### Data block

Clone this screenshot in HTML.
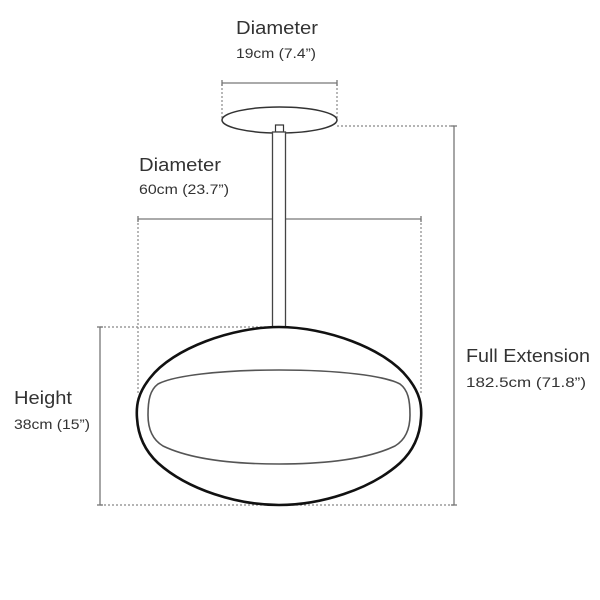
<!DOCTYPE html>
<html><head><style>
html,body{margin:0;padding:0;background:#fff;}
svg{display:block;}
text{font-family:"Liberation Sans",sans-serif;fill:#333;}
</style></head><body>
<svg width="600" height="600" viewBox="0 0 600 600">
<g stroke="#888" stroke-width="1.2" fill="none" stroke-dasharray="2,2">
<line x1="222" y1="84" x2="222" y2="120"/>
<line x1="337" y1="84" x2="337" y2="120"/>
<line x1="337" y1="126" x2="454" y2="126"/>
<line x1="138" y1="219" x2="138" y2="395"/>
<line x1="421" y1="219" x2="421" y2="395"/>
<line x1="100" y1="327" x2="270" y2="327"/>
<line x1="100" y1="505" x2="454" y2="505"/>
</g>
<g stroke="#777" stroke-width="1.3" fill="none">
<line x1="222" y1="83" x2="337" y2="83"/>
<line x1="222" y1="80" x2="222" y2="86"/><line x1="337" y1="80" x2="337" y2="86"/>
<line x1="138" y1="219" x2="421" y2="219"/>
<line x1="138" y1="216" x2="138" y2="222"/><line x1="421" y1="216" x2="421" y2="222"/>
<line x1="100" y1="327" x2="100" y2="505"/>
<line x1="97" y1="327" x2="103" y2="327"/><line x1="97" y1="505" x2="103" y2="505"/>
<line x1="454" y1="126" x2="454" y2="505"/>
<line x1="451" y1="126" x2="457" y2="126"/><line x1="451" y1="505" x2="457" y2="505"/>
</g>
<ellipse cx="279.5" cy="120" rx="57.5" ry="13" fill="#fff" stroke="#333" stroke-width="1.5"/>
<rect x="275.5" y="125" width="8" height="7" fill="#fff" stroke="#333" stroke-width="1.2"/>
<rect x="272.5" y="132" width="13" height="196" fill="#fff" stroke="#444" stroke-width="1.3"/>
<path d="M279,327 C325,327 385,348 408,378 C420,393 422,405 421,418 C420,435 414,450 400,463 C370,490 320,505 279,505 C238,505 188,490 158,463 C144,450 138,435 137,418 C136,405 138,393 150,378 C173,348 233,327 279,327 Z" fill="#fff" stroke="#111" stroke-width="2.6"/>
<path d="M279,370 C340,370 385,376 400,384 C408,390 410,400 410,415 C410,430 405,440 395,446 C370,458 330,464 279,464 C228,464 188,458 163,446 C153,440 148,430 148,415 C148,400 150,390 158,384 C173,376 218,370 279,370 Z" fill="none" stroke="#555" stroke-width="1.6"/>
<text x="236" y="34" font-size="18" textLength="82" lengthAdjust="spacingAndGlyphs">Diameter</text>
<text x="236" y="58" font-size="14" textLength="80" lengthAdjust="spacingAndGlyphs">19cm (7.4”)</text>
<text x="139" y="171" font-size="18" textLength="82" lengthAdjust="spacingAndGlyphs">Diameter</text>
<text x="139" y="194" font-size="14" textLength="90" lengthAdjust="spacingAndGlyphs">60cm (23.7”)</text>
<text x="466" y="362" font-size="18" textLength="124" lengthAdjust="spacingAndGlyphs">Full Extension</text>
<text x="466" y="387" font-size="14" textLength="120" lengthAdjust="spacingAndGlyphs">182.5cm (71.8”)</text>
<text x="14" y="404" font-size="18" textLength="58" lengthAdjust="spacingAndGlyphs">Height</text>
<text x="14" y="429" font-size="14" textLength="76" lengthAdjust="spacingAndGlyphs">38cm (15”)</text>
</svg>
</body></html>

### Aim
Omit every picture while copying the listing above exactly.

### Expected answer
Clone this screenshot in HTML.
<!DOCTYPE html>
<html><head><style>
html,body{margin:0;padding:0;background:#fff;}
svg{display:block;}
text{font-family:"Liberation Sans",sans-serif;fill:#333;}
</style></head><body>
<svg width="600" height="600" viewBox="0 0 600 600">
<g stroke="#888" stroke-width="1.2" fill="none" stroke-dasharray="2,2">
<line x1="222" y1="84" x2="222" y2="120"/>
<line x1="337" y1="84" x2="337" y2="120"/>
<line x1="337" y1="126" x2="454" y2="126"/>
<line x1="138" y1="219" x2="138" y2="395"/>
<line x1="421" y1="219" x2="421" y2="395"/>
<line x1="100" y1="327" x2="270" y2="327"/>
<line x1="100" y1="505" x2="454" y2="505"/>
</g>
<g stroke="#777" stroke-width="1.3" fill="none">
<line x1="222" y1="83" x2="337" y2="83"/>
<line x1="222" y1="80" x2="222" y2="86"/><line x1="337" y1="80" x2="337" y2="86"/>
<line x1="138" y1="219" x2="421" y2="219"/>
<line x1="138" y1="216" x2="138" y2="222"/><line x1="421" y1="216" x2="421" y2="222"/>
<line x1="100" y1="327" x2="100" y2="505"/>
<line x1="97" y1="327" x2="103" y2="327"/><line x1="97" y1="505" x2="103" y2="505"/>
<line x1="454" y1="126" x2="454" y2="505"/>
<line x1="451" y1="126" x2="457" y2="126"/><line x1="451" y1="505" x2="457" y2="505"/>
</g>
<ellipse cx="279.5" cy="120" rx="57.5" ry="13" fill="#fff" stroke="#333" stroke-width="1.5"/>
<rect x="275.5" y="125" width="8" height="7" fill="#fff" stroke="#333" stroke-width="1.2"/>
<rect x="272.5" y="132" width="13" height="196" fill="#fff" stroke="#444" stroke-width="1.3"/>
<path d="M279,327 C325,327 385,348 408,378 C420,393 422,405 421,418 C420,435 414,450 400,463 C370,490 320,505 279,505 C238,505 188,490 158,463 C144,450 138,435 137,418 C136,405 138,393 150,378 C173,348 233,327 279,327 Z" fill="#fff" stroke="#111" stroke-width="2.6"/>
<path d="M279,370 C340,370 385,376 400,384 C408,390 410,400 410,415 C410,430 405,440 395,446 C370,458 330,464 279,464 C228,464 188,458 163,446 C153,440 148,430 148,415 C148,400 150,390 158,384 C173,376 218,370 279,370 Z" fill="none" stroke="#555" stroke-width="1.6"/>
<text x="236" y="34" font-size="18" textLength="82" lengthAdjust="spacingAndGlyphs">Diameter</text>
<text x="236" y="58" font-size="14" textLength="80" lengthAdjust="spacingAndGlyphs">19cm (7.4”)</text>
<text x="139" y="171" font-size="18" textLength="82" lengthAdjust="spacingAndGlyphs">Diameter</text>
<text x="139" y="194" font-size="14" textLength="90" lengthAdjust="spacingAndGlyphs">60cm (23.7”)</text>
<text x="466" y="362" font-size="18" textLength="124" lengthAdjust="spacingAndGlyphs">Full Extension</text>
<text x="466" y="387" font-size="14" textLength="120" lengthAdjust="spacingAndGlyphs">182.5cm (71.8”)</text>
<text x="14" y="404" font-size="18" textLength="58" lengthAdjust="spacingAndGlyphs">Height</text>
<text x="14" y="429" font-size="14" textLength="76" lengthAdjust="spacingAndGlyphs">38cm (15”)</text>
</svg>
</body></html>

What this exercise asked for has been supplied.